From: Jeff Dike <jdike@ka...> - 2002-02-01 06:06:28
There is a SMP SIGIO handling bug in Linux (on the host) that is causing
UML IO to hang. This is most prevalent with disk IO, but can be seen
with network traffic as well.
The basic problem is that SIGIO delivery and F_SETOWN are not protected
by the same lock. This means that SIGIO can be delivered to a process
after it has returned from the fcntl that passed the SIGIO off to another
There is nothing I can do in UML to fix this. There is a possible workaround
but it only narrows the race, it doesn't close it. The disk IO problem
was made worse by my switching from a pts device to a socket for communication
between the IO thread and UML. If you build UML from source, you can
greatly alleviate this problem by switching back. In
arch/um/drivers/ubd_user.c, there are two versions of start_io_thread.
The one that's ifdef-ed out (contrary to the claim I made in the -10 changelog)
is the comparatively reliable pts one. Ifdef out the socket one above it,
remove the ifdef around the pts one, rebuild, and UML will work a lot better.

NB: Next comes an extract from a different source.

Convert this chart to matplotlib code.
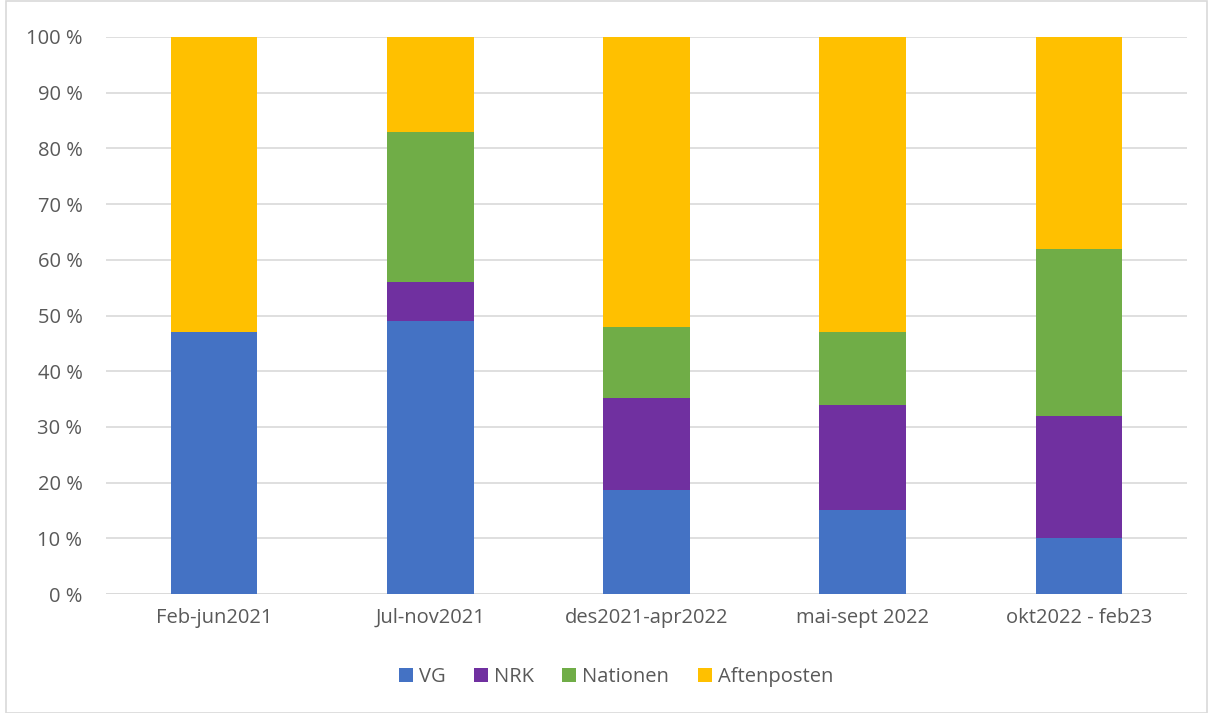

It may not work perfectly. The bug will still be there and you may still
be able to exercise it.
I'll be working up a patch to the host and I'll make it available from
the site when it's ready.
Thanks to jbearce for figuring out which UML patch apparently introduced
the problem and confirming which part of that patch did it. Also, thanks
to blinky who let me stare at the problem on his box tonight which let
me figure out what was going on.